Peter Hoffer received his BFA from the University of Guelph in painting and sculpture and his MFA from Concordia University in Montreal in sculpture. His works are in many important collections across Canada including Musée des Beaux-Arts de Montréal and Musée Nationaldes Beaux-Arts du Québec.





“When in a natural setting as in a forest, we are sensitised to our surroundings in a manner that we don’t experience in any urban setting. The silence of a tree, blade of grass or a moss covered stone fill our periphery with a sense of familiarity and comfort. We surrender our senses to a more fundamental contemplative state. I isolate the seemingly insignificant features buried within the setting of this forest and consider aspects of distance and scale. The Forest becomes a Stage, the tree becomes Actors.

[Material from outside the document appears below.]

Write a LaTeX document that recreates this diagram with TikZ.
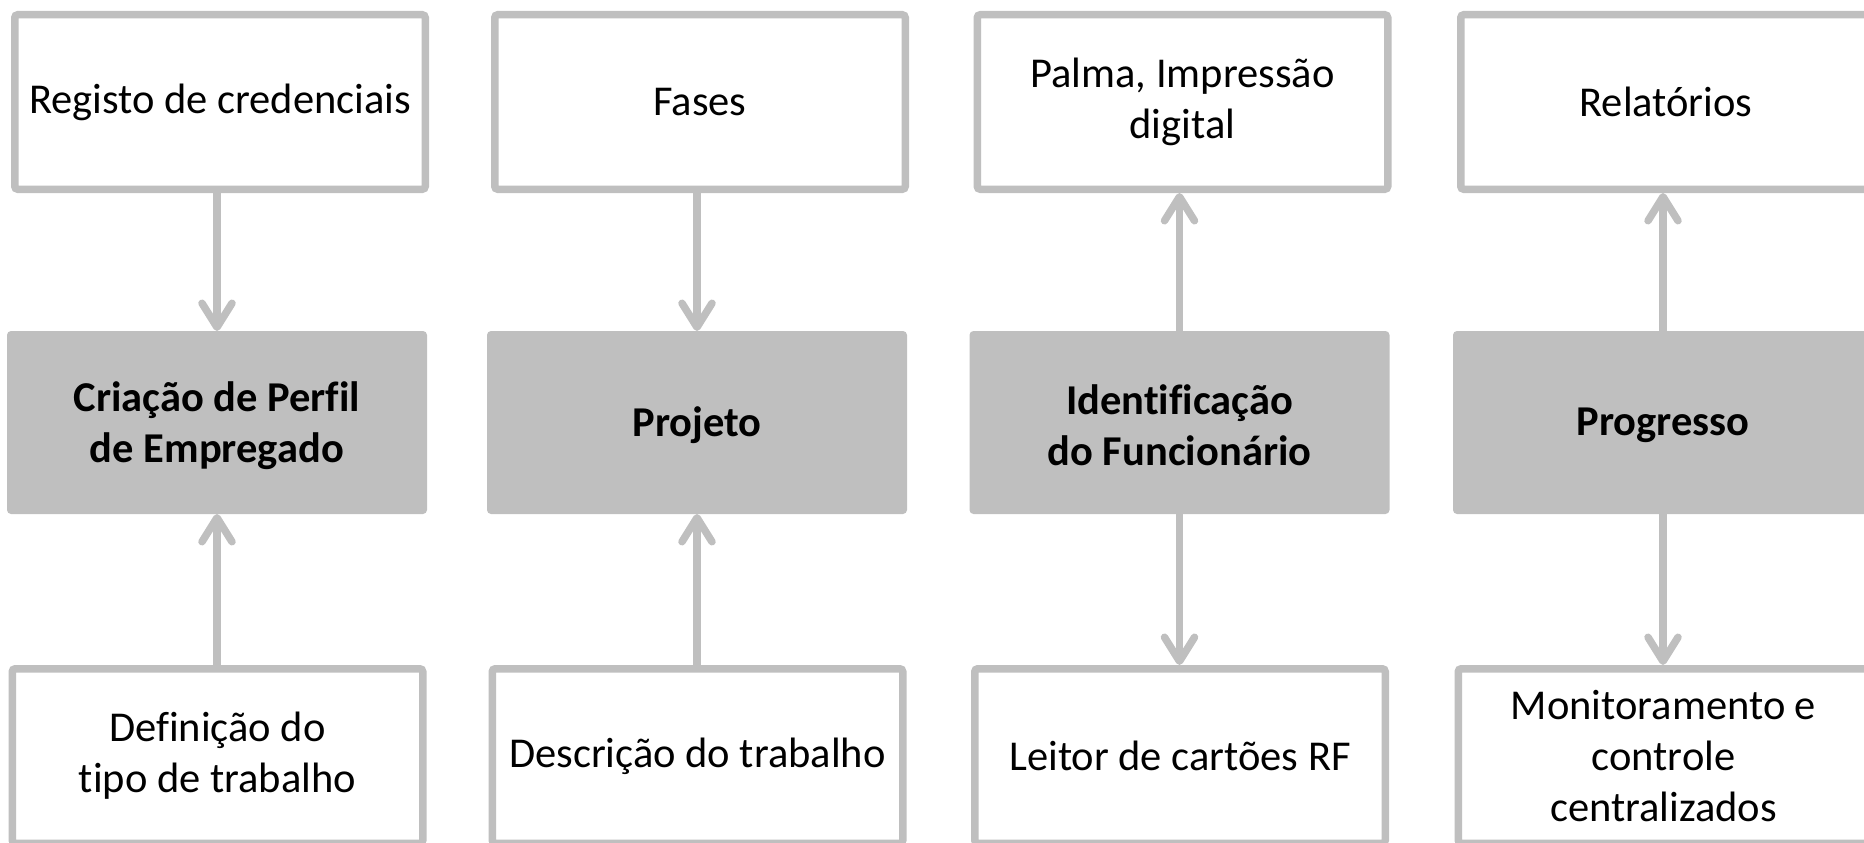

Surfaces have been marked, scratched, cracked and seared. Like the terrain itself, the surface layers of these works are dynamic, and balance between the various states of season. This random etching of the surface call to task a questioning of materiality and value. The works fluctuate between rest and discontent.

The preciousness of the objet d’art, as well as the peripheral landscape represented, is rediscovered like an artefact. It’s apparent neglect through time, is salvaged preserved and displayed. The markings on the paintings, inconsistencies in the resin surface, and the unrefined finishing of the canvas structure, allude to elements outside of the Artist’s control. The result invokes a sense of abandon and a hint of a work in transition.As the paintings draw attention to areas of the landscape that can be considered “less than spectacular”, they force the viewer to search for landmarks or meaning within the composition.

Many of my current works centre on a specific tree. Referencing dendrology and the specific genus of a tree. I single out a solitary tree and position it at eye level. There becomes an uncertainty as to the trees dimension. Either we are close to it and it is small, or we are further away, and the tree happens to be massive. Regardless, our confrontation with the tree creates a focus that anthropomorphises the tree itself. Much like a Portrait, the tree is given value beyond an otherwise peripheral foliage existence.”